*EXCERPTED DATA:*
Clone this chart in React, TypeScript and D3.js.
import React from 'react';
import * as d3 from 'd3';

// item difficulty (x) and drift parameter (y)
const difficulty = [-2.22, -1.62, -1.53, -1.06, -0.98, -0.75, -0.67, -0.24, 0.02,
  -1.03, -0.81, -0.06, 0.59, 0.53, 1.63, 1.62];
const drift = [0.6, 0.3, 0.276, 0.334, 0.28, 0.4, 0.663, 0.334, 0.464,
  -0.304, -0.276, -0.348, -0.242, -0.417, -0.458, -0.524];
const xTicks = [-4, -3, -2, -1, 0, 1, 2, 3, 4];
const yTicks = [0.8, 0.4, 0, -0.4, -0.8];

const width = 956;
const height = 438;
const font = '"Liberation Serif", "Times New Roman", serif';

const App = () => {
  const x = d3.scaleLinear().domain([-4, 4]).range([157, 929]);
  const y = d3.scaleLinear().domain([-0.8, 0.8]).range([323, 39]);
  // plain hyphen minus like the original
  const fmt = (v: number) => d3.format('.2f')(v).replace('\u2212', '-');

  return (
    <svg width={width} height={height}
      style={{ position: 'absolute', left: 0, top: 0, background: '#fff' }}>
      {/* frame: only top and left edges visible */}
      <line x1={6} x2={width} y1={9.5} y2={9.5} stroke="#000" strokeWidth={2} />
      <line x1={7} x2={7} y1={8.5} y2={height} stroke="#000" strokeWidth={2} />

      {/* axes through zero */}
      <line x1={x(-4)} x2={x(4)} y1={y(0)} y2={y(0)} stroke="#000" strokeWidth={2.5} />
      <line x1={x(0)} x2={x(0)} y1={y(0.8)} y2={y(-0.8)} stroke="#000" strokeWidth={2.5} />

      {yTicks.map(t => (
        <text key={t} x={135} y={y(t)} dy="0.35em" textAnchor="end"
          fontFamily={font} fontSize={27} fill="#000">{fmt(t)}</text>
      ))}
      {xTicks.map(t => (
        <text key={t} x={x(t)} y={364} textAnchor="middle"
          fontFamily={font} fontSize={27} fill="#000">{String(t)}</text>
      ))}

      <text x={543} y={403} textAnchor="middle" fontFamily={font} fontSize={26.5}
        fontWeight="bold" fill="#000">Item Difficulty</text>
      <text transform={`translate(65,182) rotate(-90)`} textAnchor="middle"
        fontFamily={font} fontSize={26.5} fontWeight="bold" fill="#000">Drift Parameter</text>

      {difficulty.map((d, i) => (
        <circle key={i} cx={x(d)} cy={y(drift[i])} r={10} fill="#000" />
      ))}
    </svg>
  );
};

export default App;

...

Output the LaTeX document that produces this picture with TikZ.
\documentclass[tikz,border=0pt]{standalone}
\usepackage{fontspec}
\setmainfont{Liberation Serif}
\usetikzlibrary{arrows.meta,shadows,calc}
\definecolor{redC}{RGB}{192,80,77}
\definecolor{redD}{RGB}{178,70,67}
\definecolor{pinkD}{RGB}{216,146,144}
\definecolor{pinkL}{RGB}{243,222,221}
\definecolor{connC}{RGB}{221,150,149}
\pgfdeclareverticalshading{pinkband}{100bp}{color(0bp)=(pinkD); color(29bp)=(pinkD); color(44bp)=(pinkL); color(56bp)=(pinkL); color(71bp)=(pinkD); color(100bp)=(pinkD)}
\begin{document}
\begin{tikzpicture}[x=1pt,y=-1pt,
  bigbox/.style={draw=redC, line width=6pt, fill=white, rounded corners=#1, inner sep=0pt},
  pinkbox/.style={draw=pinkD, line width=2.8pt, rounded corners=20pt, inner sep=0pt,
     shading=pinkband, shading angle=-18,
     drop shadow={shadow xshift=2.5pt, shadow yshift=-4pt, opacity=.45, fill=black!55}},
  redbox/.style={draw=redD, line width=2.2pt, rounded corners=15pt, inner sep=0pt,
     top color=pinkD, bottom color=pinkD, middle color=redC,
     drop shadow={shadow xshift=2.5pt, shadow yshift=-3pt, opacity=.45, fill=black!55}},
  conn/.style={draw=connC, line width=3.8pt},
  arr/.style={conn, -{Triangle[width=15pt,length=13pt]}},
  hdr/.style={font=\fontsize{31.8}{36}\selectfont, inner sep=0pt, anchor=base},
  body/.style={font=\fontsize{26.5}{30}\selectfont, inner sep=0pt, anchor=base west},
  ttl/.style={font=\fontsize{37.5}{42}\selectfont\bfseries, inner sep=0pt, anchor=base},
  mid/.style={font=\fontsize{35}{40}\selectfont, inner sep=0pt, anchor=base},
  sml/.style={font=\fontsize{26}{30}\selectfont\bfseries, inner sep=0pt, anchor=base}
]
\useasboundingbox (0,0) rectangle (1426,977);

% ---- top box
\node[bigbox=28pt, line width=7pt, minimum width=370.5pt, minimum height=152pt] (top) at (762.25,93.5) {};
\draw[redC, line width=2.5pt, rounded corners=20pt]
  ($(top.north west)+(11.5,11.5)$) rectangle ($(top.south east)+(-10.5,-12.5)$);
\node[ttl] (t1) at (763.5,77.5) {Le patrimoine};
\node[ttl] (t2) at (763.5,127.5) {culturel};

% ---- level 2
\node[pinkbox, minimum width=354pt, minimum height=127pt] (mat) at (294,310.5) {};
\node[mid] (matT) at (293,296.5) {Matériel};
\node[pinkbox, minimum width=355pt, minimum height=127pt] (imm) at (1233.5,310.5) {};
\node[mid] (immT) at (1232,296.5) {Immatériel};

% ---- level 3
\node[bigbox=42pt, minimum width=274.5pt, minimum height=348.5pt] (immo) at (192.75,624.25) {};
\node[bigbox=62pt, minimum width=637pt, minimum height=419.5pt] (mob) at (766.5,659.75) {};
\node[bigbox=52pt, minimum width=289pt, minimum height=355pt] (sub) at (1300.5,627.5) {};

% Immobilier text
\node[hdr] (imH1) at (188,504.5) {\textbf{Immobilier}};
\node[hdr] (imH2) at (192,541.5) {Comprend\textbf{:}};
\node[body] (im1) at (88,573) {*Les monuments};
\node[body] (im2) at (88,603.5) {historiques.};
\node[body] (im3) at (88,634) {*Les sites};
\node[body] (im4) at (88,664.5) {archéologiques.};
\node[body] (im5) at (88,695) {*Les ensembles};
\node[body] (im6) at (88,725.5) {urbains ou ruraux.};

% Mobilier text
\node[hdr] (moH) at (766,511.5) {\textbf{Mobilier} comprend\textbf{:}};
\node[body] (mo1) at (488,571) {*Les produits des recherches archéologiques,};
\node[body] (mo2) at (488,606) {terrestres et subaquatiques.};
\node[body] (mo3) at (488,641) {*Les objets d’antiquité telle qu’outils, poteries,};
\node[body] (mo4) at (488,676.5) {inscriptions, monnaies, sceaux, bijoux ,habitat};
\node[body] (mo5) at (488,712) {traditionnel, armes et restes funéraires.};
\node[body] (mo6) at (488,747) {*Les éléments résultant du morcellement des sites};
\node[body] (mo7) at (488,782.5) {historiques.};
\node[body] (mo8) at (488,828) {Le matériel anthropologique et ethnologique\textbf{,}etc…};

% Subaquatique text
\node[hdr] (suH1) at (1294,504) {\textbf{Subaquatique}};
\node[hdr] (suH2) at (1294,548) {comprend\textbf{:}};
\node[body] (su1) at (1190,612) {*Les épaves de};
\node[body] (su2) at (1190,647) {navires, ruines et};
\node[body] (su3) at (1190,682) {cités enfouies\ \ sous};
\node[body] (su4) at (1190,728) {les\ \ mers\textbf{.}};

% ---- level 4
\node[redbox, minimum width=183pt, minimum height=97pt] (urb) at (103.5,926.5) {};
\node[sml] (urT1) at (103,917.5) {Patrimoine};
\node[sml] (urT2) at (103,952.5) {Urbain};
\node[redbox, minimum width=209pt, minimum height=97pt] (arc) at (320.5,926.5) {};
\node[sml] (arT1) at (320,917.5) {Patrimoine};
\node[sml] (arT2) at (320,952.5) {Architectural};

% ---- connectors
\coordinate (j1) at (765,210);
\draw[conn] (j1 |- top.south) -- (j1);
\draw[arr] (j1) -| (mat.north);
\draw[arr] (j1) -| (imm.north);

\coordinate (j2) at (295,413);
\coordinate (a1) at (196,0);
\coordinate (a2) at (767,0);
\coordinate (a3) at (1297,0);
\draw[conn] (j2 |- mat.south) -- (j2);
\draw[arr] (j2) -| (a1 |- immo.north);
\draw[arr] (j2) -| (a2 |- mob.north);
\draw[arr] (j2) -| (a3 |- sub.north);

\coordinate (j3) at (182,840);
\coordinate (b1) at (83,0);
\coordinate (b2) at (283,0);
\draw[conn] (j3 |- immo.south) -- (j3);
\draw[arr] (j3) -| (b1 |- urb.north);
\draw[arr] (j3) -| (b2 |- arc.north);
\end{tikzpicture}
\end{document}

*WORK TO COMPLETE:* Print exactly the lines above from the one with "Clone this chart" to the one with "const fmt = (v: number)", including both.

*OUTPUT OF THE EXERCISE:*
Clone this chart in React, TypeScript and D3.js.
import React from 'react';
import * as d3 from 'd3';

// item difficulty (x) and drift parameter (y)
const difficulty = [-2.22, -1.62, -1.53, -1.06, -0.98, -0.75, -0.67, -0.24, 0.02,
  -1.03, -0.81, -0.06, 0.59, 0.53, 1.63, 1.62];
const drift = [0.6, 0.3, 0.276, 0.334, 0.28, 0.4, 0.663, 0.334, 0.464,
  -0.304, -0.276, -0.348, -0.242, -0.417, -0.458, -0.524];
const xTicks = [-4, -3, -2, -1, 0, 1, 2, 3, 4];
const yTicks = [0.8, 0.4, 0, -0.4, -0.8];

const width = 956;
const height = 438;
const font = '"Liberation Serif", "Times New Roman", serif';

const App = () => {
  const x = d3.scaleLinear().domain([-4, 4]).range([157, 929]);
  const y = d3.scaleLinear().domain([-0.8, 0.8]).range([323, 39]);
  // plain hyphen minus like the original
  const fmt = (v: number) => d3.format('.2f')(v).replace('\u2212', '-');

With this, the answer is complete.